▶
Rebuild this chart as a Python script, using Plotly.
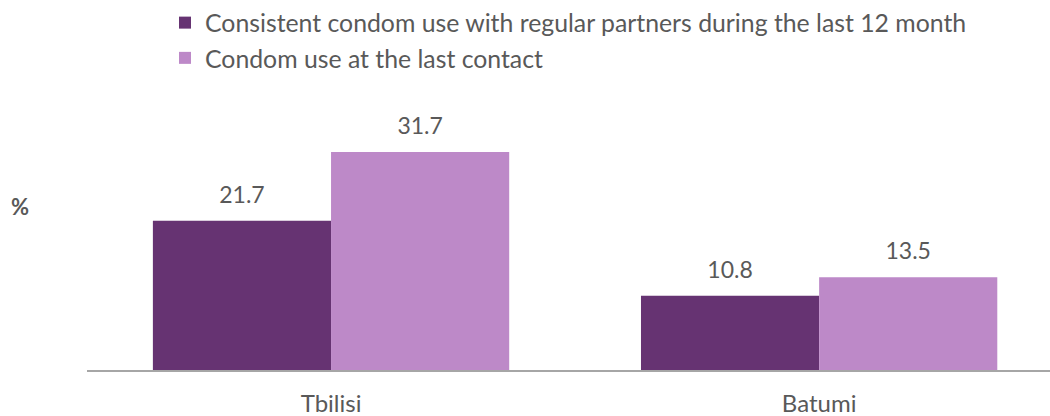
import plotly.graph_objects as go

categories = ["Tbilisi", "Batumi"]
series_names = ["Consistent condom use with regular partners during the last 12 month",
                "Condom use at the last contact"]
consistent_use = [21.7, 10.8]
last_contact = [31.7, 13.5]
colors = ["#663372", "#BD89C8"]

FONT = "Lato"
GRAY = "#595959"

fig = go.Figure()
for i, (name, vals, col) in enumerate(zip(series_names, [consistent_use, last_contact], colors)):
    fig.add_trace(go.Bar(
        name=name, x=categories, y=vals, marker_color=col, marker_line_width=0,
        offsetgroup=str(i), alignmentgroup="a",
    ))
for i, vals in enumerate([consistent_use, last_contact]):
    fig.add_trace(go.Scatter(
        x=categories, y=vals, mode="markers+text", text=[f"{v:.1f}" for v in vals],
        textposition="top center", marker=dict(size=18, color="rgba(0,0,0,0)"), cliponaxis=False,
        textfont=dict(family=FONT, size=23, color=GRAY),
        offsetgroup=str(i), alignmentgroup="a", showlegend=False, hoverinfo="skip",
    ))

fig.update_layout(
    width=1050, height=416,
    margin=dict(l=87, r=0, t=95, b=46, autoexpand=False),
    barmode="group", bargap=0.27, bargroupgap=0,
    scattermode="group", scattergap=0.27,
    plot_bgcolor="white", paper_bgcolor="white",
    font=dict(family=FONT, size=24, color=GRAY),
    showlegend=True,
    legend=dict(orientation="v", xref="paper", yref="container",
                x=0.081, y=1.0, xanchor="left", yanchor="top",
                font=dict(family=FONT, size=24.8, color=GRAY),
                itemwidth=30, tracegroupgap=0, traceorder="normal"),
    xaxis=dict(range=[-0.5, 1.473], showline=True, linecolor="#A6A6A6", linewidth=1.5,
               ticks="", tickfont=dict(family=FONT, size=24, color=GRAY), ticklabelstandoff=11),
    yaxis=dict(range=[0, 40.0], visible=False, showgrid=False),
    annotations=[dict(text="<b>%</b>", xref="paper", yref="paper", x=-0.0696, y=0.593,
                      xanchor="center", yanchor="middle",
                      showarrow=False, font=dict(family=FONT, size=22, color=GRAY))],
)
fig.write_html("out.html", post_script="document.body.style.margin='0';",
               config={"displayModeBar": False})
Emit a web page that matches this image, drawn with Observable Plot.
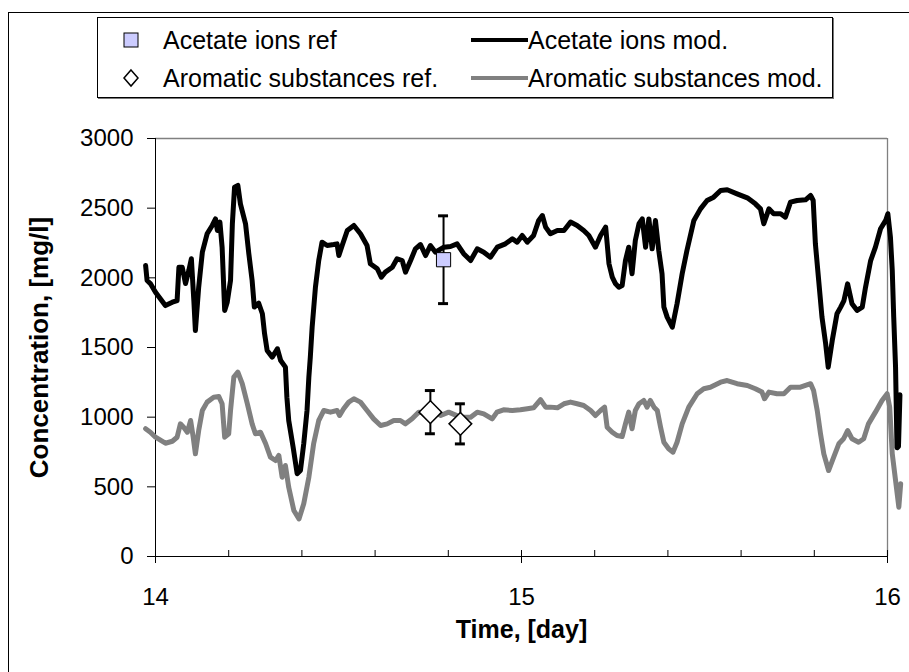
◀
Repeat the material above verbatim. Leave the pictures behind.

Rebuild this chart as a Python script, using Plotly.
import plotly.graph_objects as go

categories = ["Tbilisi", "Batumi"]
series_names = ["Consistent condom use with regular partners during the last 12 month",
                "Condom use at the last contact"]
consistent_use = [21.7, 10.8]
last_contact = [31.7, 13.5]
colors = ["#663372", "#BD89C8"]

FONT = "Lato"
GRAY = "#595959"

fig = go.Figure()
for i, (name, vals, col) in enumerate(zip(series_names, [consistent_use, last_contact], colors)):
    fig.add_trace(go.Bar(
        name=name, x=categories, y=vals, marker_color=col, marker_line_width=0,
        offsetgroup=str(i), alignmentgroup="a",
    ))
for i, vals in enumerate([consistent_use, last_contact]):
    fig.add_trace(go.Scatter(
        x=categories, y=vals, mode="markers+text", text=[f"{v:.1f}" for v in vals],
        textposition="top center", marker=dict(size=18, color="rgba(0,0,0,0)"), cliponaxis=False,
        textfont=dict(family=FONT, size=23, color=GRAY),
        offsetgroup=str(i), alignmentgroup="a", showlegend=False, hoverinfo="skip",
    ))

fig.update_layout(
    width=1050, height=416,
    margin=dict(l=87, r=0, t=95, b=46, autoexpand=False),
    barmode="group", bargap=0.27, bargroupgap=0,
    scattermode="group", scattergap=0.27,
    plot_bgcolor="white", paper_bgcolor="white",
    font=dict(family=FONT, size=24, color=GRAY),
    showlegend=True,
    legend=dict(orientation="v", xref="paper", yref="container",
                x=0.081, y=1.0, xanchor="left", yanchor="top",
                font=dict(family=FONT, size=24.8, color=GRAY),
                itemwidth=30, tracegroupgap=0, traceorder="normal"),
    xaxis=dict(range=[-0.5, 1.473], showline=True, linecolor="#A6A6A6", linewidth=1.5,
               ticks="", tickfont=dict(family=FONT, size=24, color=GRAY), ticklabelstandoff=11),
    yaxis=dict(range=[0, 40.0], visible=False, showgrid=False),
    annotations=[dict(text="<b>%</b>", xref="paper", yref="paper", x=-0.0696, y=0.593,
                      xanchor="center", yanchor="middle",
                      showarrow=False, font=dict(family=FONT, size=22, color=GRAY))],
)
fig.write_html("out.html", post_script="document.body.style.margin='0';",
               config={"displayModeBar": False})
Emit a web page that matches this image, drawn with Observable Plot.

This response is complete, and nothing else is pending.